DATASET EXCERPT
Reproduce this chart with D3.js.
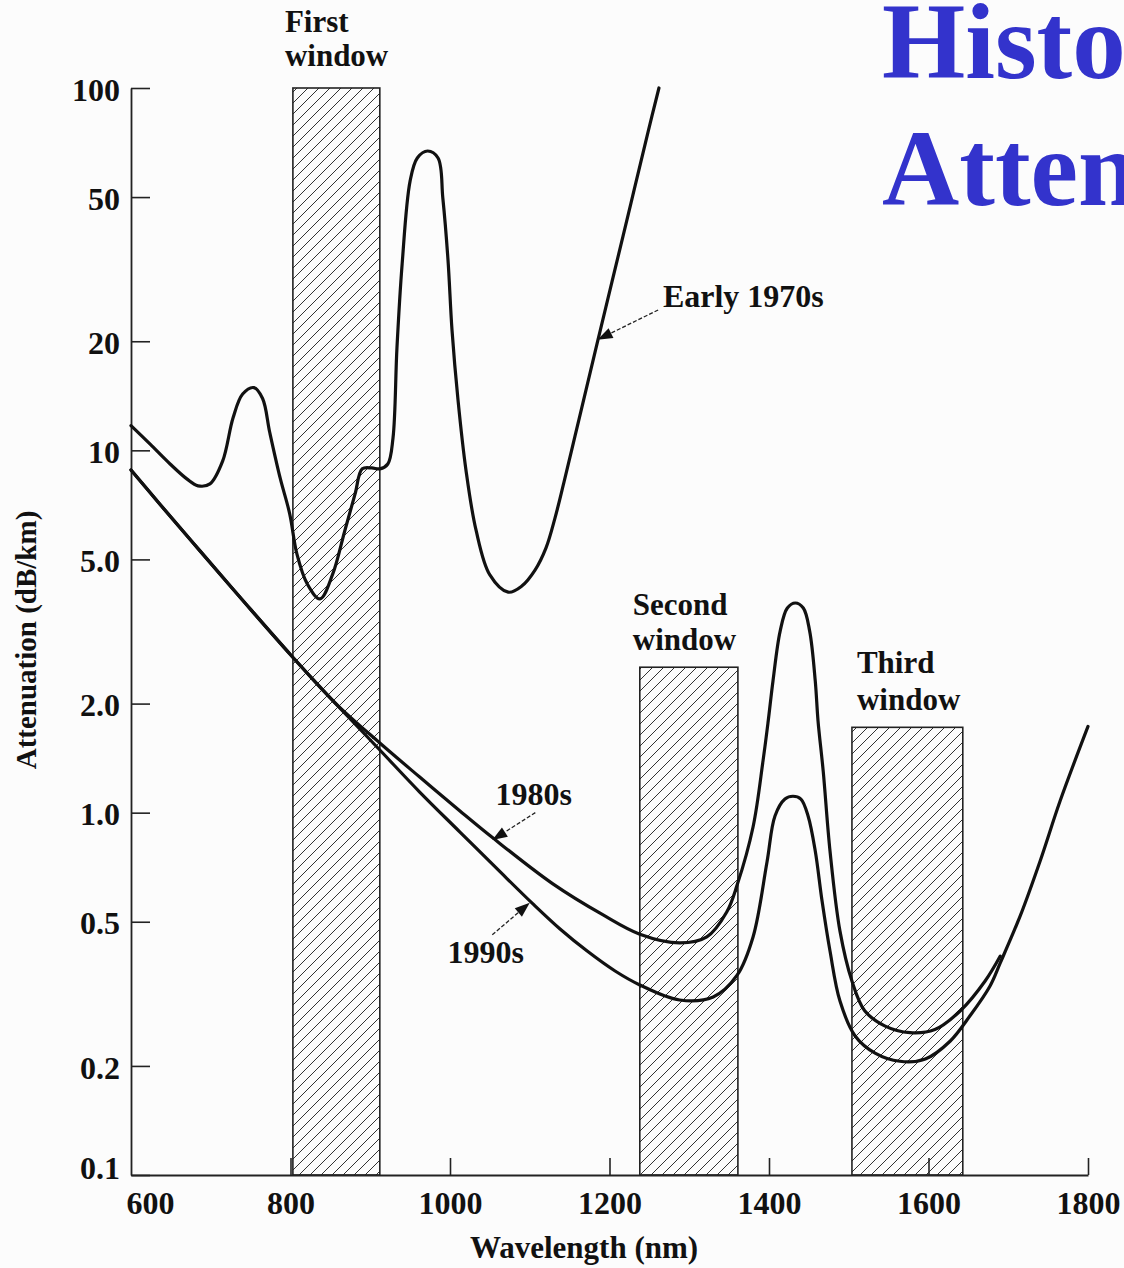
<!DOCTYPE html>
<html><head><meta charset="utf-8">
<script src="https://cdn.jsdelivr.net/npm/d3@7"></script>
<style>html,body{margin:0;padding:0;background:#fcfcfc;} svg{display:block}</style>
</head><body><svg id="c" width="1124" height="1268"></svg>
<script>
// ---- data ----
const xTicks = [600, 800, 1000, 1200, 1400, 1600, 1800];
const yTicks = [0.1, 0.2, 0.5, 1, 2, 5, 10, 20, 50, 100];
const yTickLabels = ["0.1", "0.2", "0.5", "1.0", "2.0", "5.0", "10", "20", "50", "100"];

const windowNames = [["First", "window"], ["Second", "window"], ["Third", "window"]];
const windowStart = [803, 1238, 1504];
const windowEnd = [912, 1361, 1643];
const windowTop = [100, 2.52, 1.72];

const early1970s = [[600,11.7],[624,10.4],[649,9.17],[670,8.34],[684,7.98],[699,8.08],[715,9.35],[728,12.3],[740,14.3],[754,14.9],[765,13.9],[774,11.2],[787,8.39],[799,6.68],[808,5.18],[821,4.28],[837,3.89],[853,4.56],[868,5.99],[881,7.58],[890,8.89],[902,8.94],[912,8.89],[922,9.17],[928.5,10.8],[933.5,19.2],[940,32.7],[950,55.4],[959,64.1],[972,67],[985,64.1],[991,49.7],[997.5,33.5],[1002.5,21.5],[1010,13.8],[1020,8.83],[1032.6,6.03],[1050,4.53],[1073,4.06],[1090,4.22],[1106.6,4.67],[1120.4,5.38],[1131.7,6.51],[1143,8.18],[1156.8,10.96],[1170.5,14.67],[1185.6,20.2],[1203,29.1],[1227,48.2],[1248.3,75.6],[1262,100]];

const s1980s = [[600,8.83],[636,7.11],[686.5,5.28],[743,3.79],[800.6,2.72],[855.8,2.01],[912,1.557],[962,1.254],[1012.5,1.011],[1054,0.851],[1129,0.636],[1192,0.522],[1238,0.462],[1288,0.437],[1322,0.454],[1347,0.532],[1360,0.631],[1380,0.913],[1392.5,1.39],[1399,1.79],[1405,2.31],[1414,3.17],[1423,3.67],[1433,3.79],[1443,3.67],[1451,3.17],[1458,2.31],[1461.5,1.79],[1468,1.30],[1476.5,0.784],[1489,0.471],[1504,0.343],[1520,0.284],[1545,0.258],[1577,0.247],[1608,0.252],[1640,0.284],[1671,0.343],[1690,0.402]];

const s1990s = [[600,8.83],[636,7.11],[686.5,5.28],[743,3.79],[800.6,2.72],[855.8,2.01],[912,1.489],[962,1.140],[1012.5,0.884],[1063,0.686],[1104,0.560],[1138,0.4775],[1172,0.415],[1207,0.3656],[1238,0.3346],[1288,0.304],[1330,0.310],[1360,0.356],[1380,0.454],[1397.5,0.731],[1407.5,0.979],[1420,1.09],[1430,1.11],[1440,1.09],[1449,0.979],[1458,0.784],[1466.5,0.571],[1476.5,0.415],[1489,0.302],[1508,0.242],[1533,0.217],[1564,0.206],[1596,0.209],[1627,0.234],[1652,0.275],[1677,0.332],[1690,0.385],[1715,0.519],[1740,0.736],[1765,1.077],[1800,1.73]];

const annLabels = ["Early 1970s", "1980s", "1990s"];
const annTip = [[1185, 20.2], [1053, 0.84], [1100, 0.564]];
const annTail = [[1261, 24.4], [1107, 1.0], [1053, 0.46]];
const annText = [[1267, 24.9], [1057, 1.05], [997, 0.385]];

const titleLines = ["Histo", "Atten"];

// ---- drawing ----
const svg = d3.select("#c");
const FONT = "'Liberation Serif', 'Times New Roman', serif";
svg.append("rect").attr("width", 1124).attr("height", 1268).attr("fill", "#fcfcfc");

const x = d3.scaleLinear().domain([600, 1800]).range([131, 1088]);
const y = d3.scaleLog().domain([0.1, 100]).range([1175, 88]);

// hatch pattern
const defs = svg.append("defs");
const pat = defs.append("pattern").attr("id", "hatch").attr("patternUnits", "userSpaceOnUse")
  .attr("width", 11).attr("height", 11);
pat.append("path").attr("d", "M0,11 L11,0 M-3,3 L3,-3 M8,14 L14,8")
  .attr("stroke", "#333").attr("stroke-width", 1);

// windows
windowNames.forEach((nm, i) => {
  const x0 = x(windowStart[i]), x1 = x(windowEnd[i]), yt = y(windowTop[i]), yb = y(0.1);
  svg.append("rect").attr("x", x0).attr("y", yt).attr("width", x1 - x0).attr("height", yb - yt)
    .attr("fill", "url(#hatch)").attr("stroke", "#222").attr("stroke-width", 1.6);
  const dx = [-8, -7, 5][i];
  const off1 = [-56, -52, -54][i], off2 = [-22, -17, -17][i];
  svg.append("text").attr("x", x0 + dx).attr("y", yt + off1).text(nm[0])
    .attr("font-family", FONT).attr("font-weight", "bold").attr("font-size", 31).attr("fill", "#111");
  svg.append("text").attr("x", x0 + dx).attr("y", yt + off2).text(nm[1])
    .attr("font-family", FONT).attr("font-weight", "bold").attr("font-size", 31).attr("fill", "#111");
});

// axes
const yAxis = d3.axisLeft(y).tickValues(yTicks).tickFormat((d, i) => yTickLabels[i])
  .tickSize(-19).tickSizeOuter(0).tickPadding(11);
const gy = svg.append("g").attr("transform", "translate(131,0)").call(yAxis);
const xAxis = d3.axisBottom(x).tickValues(xTicks).tickFormat(d3.format("d"))
  .tickSize(-17).tickSizeOuter(0).tickPadding(16);
const gx = svg.append("g").attr("transform", "translate(0,1175)").call(xAxis);
[gx, gy].forEach(g => {
  g.select(".domain").attr("stroke", "#222").attr("stroke-width", 1.8);
  g.selectAll(".tick line").attr("stroke", "#222").attr("stroke-width", 1.6);
  g.selectAll(".tick text").attr("font-family", FONT).attr("font-weight", "bold")
    .attr("font-size", 32).attr("fill", "#111");
});
gy.selectAll(".tick text").attr("dy", d => d === 0.1 ? "0.1em" : "0.38em");
gx.selectAll(".tick text").attr("dx", d => d === 600 ? 19 : 0);
gx.selectAll(".tick").filter(d => d === 600).select("line").remove();

// axis titles
svg.append("text").attr("transform", "translate(36,640) rotate(-90)").attr("text-anchor", "middle")
  .attr("font-family", FONT).attr("font-weight", "bold").attr("font-size", 29).attr("fill", "#111")
  .text("Attenuation (dB/km)");
svg.append("text").attr("x", 584).attr("y", 1258).attr("text-anchor", "middle")
  .attr("font-family", FONT).attr("font-weight", "bold").attr("font-size", 31).attr("fill", "#111")
  .text("Wavelength (nm)");

// curves
const line = d3.line().x(d => x(d[0])).y(d => y(d[1])).curve(d3.curveCatmullRom.alpha(0.5));
[early1970s, s1980s, s1990s].forEach(s => {
  svg.append("path").attr("d", line(s)).attr("fill", "none").attr("stroke", "#111")
    .attr("stroke-width", 3.2).attr("stroke-linejoin", "round").attr("stroke-linecap", "round");
});

// annotations
annLabels.forEach((lab, i) => {
  const tx = x(annTip[i][0]), ty = y(annTip[i][1]);
  const sx = x(annTail[i][0]), sy = y(annTail[i][1]);
  const ang = Math.atan2(ty - sy, tx - sx);
  const L = 15, W = 5.5;
  const bx = tx - L * Math.cos(ang), by = ty - L * Math.sin(ang);
  svg.append("line").attr("x1", sx).attr("y1", sy).attr("x2", bx).attr("y2", by)
    .attr("stroke", "#222").attr("stroke-width", 1.3).attr("stroke-dasharray", "4,2");
  const p = [[tx, ty], [bx + W * Math.sin(ang), by - W * Math.cos(ang)], [bx - W * Math.sin(ang), by + W * Math.cos(ang)]];
  svg.append("path").attr("d", "M" + p.map(q => q.join(",")).join("L") + "Z").attr("fill", "#111");
  svg.append("text").attr("x", x(annText[i][0])).attr("y", y(annText[i][1])).text(lab)
    .attr("font-family", FONT).attr("font-weight", "bold").attr("font-size", 32).attr("fill", "#111");
});

// title (partially cut off at right edge, as in the reference)
titleLines.forEach((t, i) => {
  svg.append("text").attr("x", 882).attr("y", 78 + i * 127).text(t)
    .attr("font-family", FONT).attr("font-weight", "bold").attr("font-size", 107).attr("fill", "#3333cc");
});
</script></body></html>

WORK TO COMPLETE
Leave out the pictures and restate, word for word, the lines from the top of the data through the line containing "const windowTop = [100, 2.52, 1.72];", both included.

THE ANSWER
Reproduce this chart with D3.js.
<!DOCTYPE html>
<html><head><meta charset="utf-8">
<script src="https://cdn.jsdelivr.net/npm/d3@7"></script>
<style>html,body{margin:0;padding:0;background:#fcfcfc;} svg{display:block}</style>
</head><body><svg id="c" width="1124" height="1268"></svg>
<script>
// ---- data ----
const xTicks = [600, 800, 1000, 1200, 1400, 1600, 1800];
const yTicks = [0.1, 0.2, 0.5, 1, 2, 5, 10, 20, 50, 100];
const yTickLabels = ["0.1", "0.2", "0.5", "1.0", "2.0", "5.0", "10", "20", "50", "100"];

const windowNames = [["First", "window"], ["Second", "window"], ["Third", "window"]];
const windowStart = [803, 1238, 1504];
const windowEnd = [912, 1361, 1643];
const windowTop = [100, 2.52, 1.72];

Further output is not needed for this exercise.